[if you don’t know what any of this is referencing, it’s probably because you haven’t asked, and that’s okay because i don’t want anyone to ask. in a week, everyone will know. for now, in the nicest way possible, i’m begging everyone not to talk about it.]
i really don’t know what to say about any of this. all i’ve done since 9:19 am yesterday morning is either 1)cry, 2)yell at God, 3)try to stay away from all those involved so they won’t ask about it, or 4)cry some more. (just one more reason i keep trying to be by myself, because i never know when i might start crying again, and i hate crying in front of people unless i’m at camp)
there’s no situation that i don’t get a little bit of freedom from after writing about it. so i’m just gonna write.
i don’t WANT to try to pull a life lesson out of this, because i don’t WANT to be dealing with it. i just want to push it under the rug and forget about it. but i keep feeling like it has something to do with this little thing that i’ve been thinking about all semester. this thing of being good enough.
i hate the idea of being inadequate, weak, or just plain “not good enough”. i hate that i’m not good enough in school for my family to talk about me to everyone like they’re proud of me. i hate that i’m not good enough at soccer. and mostly for now, i hate that i’m not good enough for this other deal that’s had me in such a mess the past two days. i try. i try so much it’s painful to watch(so i’ve been told; once referring to dance, once about my grades at csu, and once about the nameless broom game. that last one i actually laughed at and still do[inside joke from the old days of youth group]). but most of the time that only frustrates me more, and makes me feel even more like i’m failing everybody.
as i’ve been reading more of captivating, i’ve been resting in the fact that God thinks i’m good enough, and i don’t have to do anything to be that, or even to stay that. He does not need me to fix anything. and i was so close to letting myself believe it. or at least act like i believe it(you know how some things make sense in your head, but they just don’t feel true? it’s like that. it’s up in my brain and just needs to sink down to my heart).
i’m working so hard to focus on that. and to remember that God has better things. things i’m perfectly good enough for and will be even happier with than i would have been if my other plans had happened.
but for now it just sucks. i can’t imagine something better than that. i don’t want to have to try to imagine something better. i hate that i’m so upset about what i expected to be fine with, and i hate that i was so shocked by it. i thought i was prepared and i thought i had accepted it, until it happened.
“you had hopes. you know you did.” yes. i did. but i didn’t know it until too late. my heart is stupid and unteachable.
anyways, while i was going on a walk to hide from more questions, i took out my ipod and told God to just please give me a song if He wouldn’t give me an explanation. so i scrolled through, felt like tenth avenue north, put their newest album on shuffle, and this song came up first. the water works started again at the third line. (i can’t have it. why can’t i stop wanting it?)

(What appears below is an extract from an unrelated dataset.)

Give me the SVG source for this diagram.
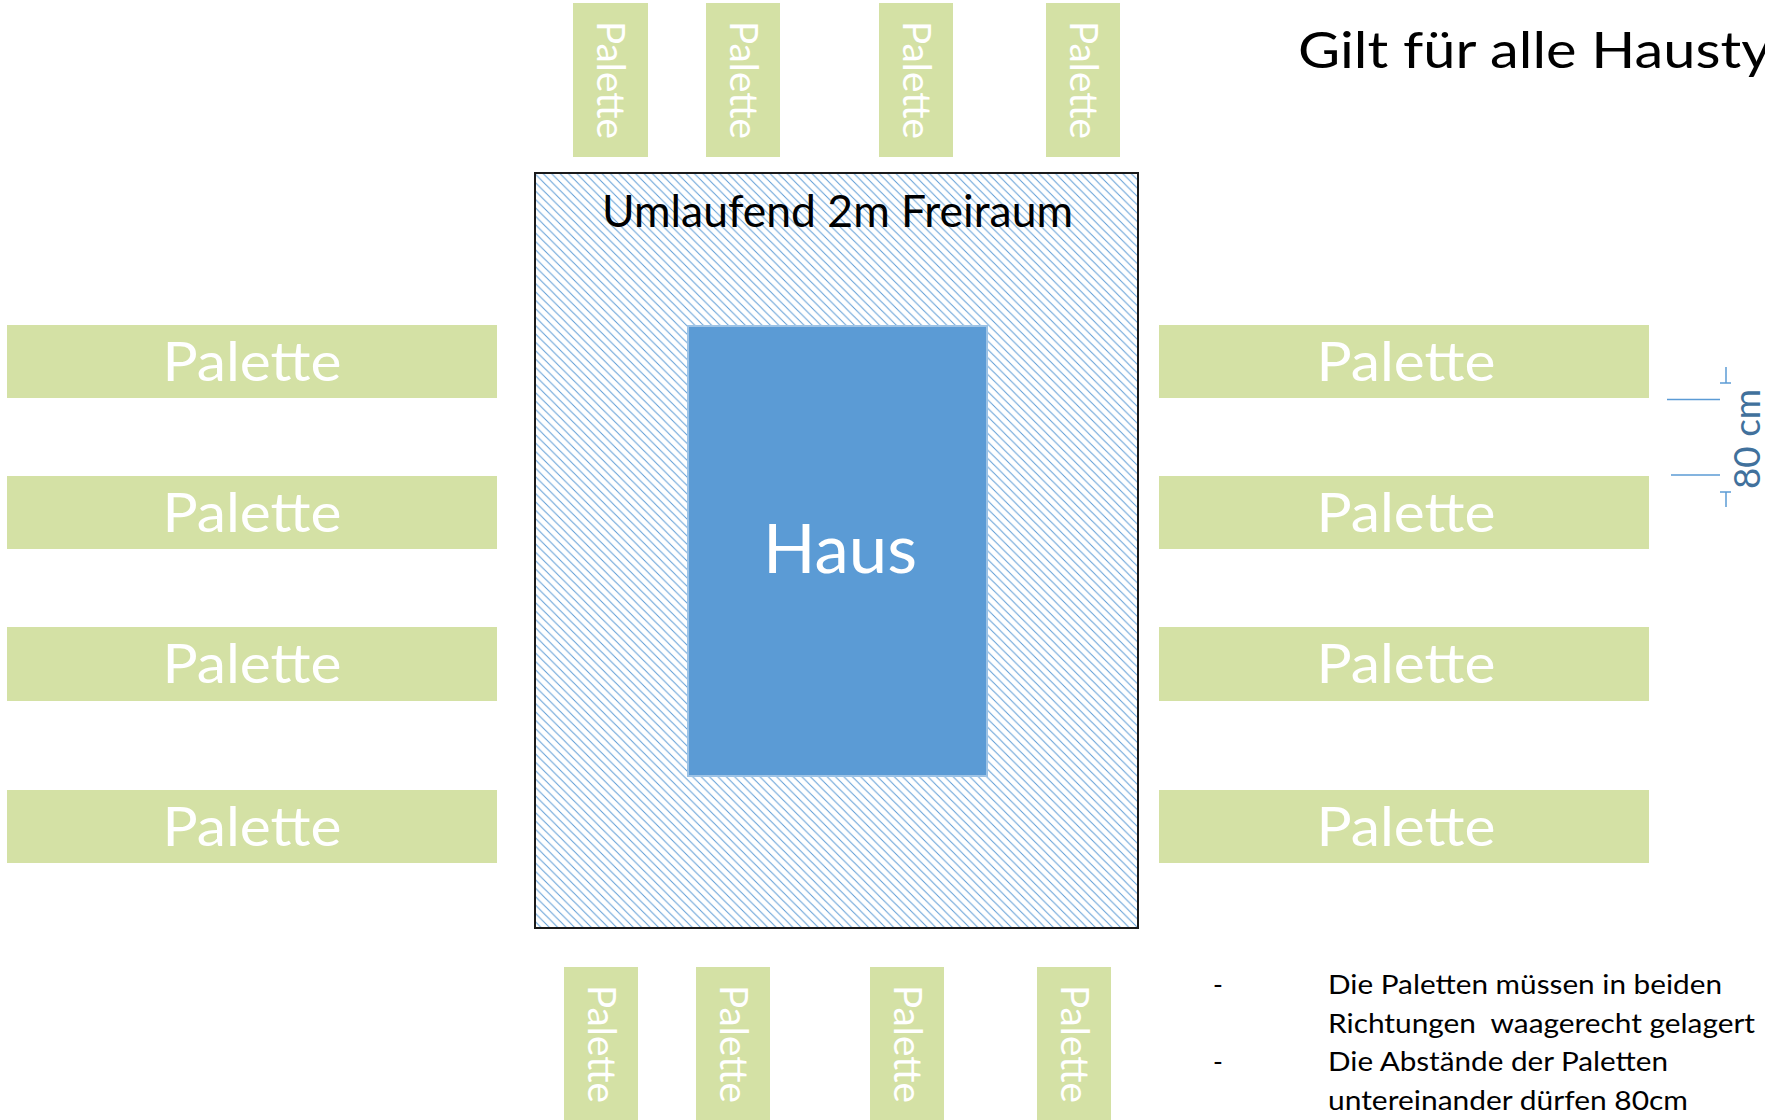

i’ve got voices in my head, and they are so strong, and i’m getting sick of this.
oh Lord, how long will i be haunted by the fear that i believe?
my hands like locks on cages, on these dreams i can’t set free.
but if i let these dreams die, if i lay down all my wounded pride
if i let these dreams die, will i find that letting go lets me come alive?
so empty my hands, fill up my heart, capture my mind with You.
so these voices speak instead, and what’s right is wrong, and i’m giving into it.
please Lord, how long will i be held captive by the lies that i believe?
my heart’s in constant chaos, and it keeps me so deceived.
but if i let these dreams die, if i could just lay down my dark desire,
if i let these dreams die, will i find you brought me back to life?
cuz my mind is like a building burning down, i need your grace to keep me, keep me from the ground
and my heart is just a prisoner of war, a slave to what it wants and to what i’m fighting for.
so won’t you empty my hands, fill up my heart, capture my mind with you.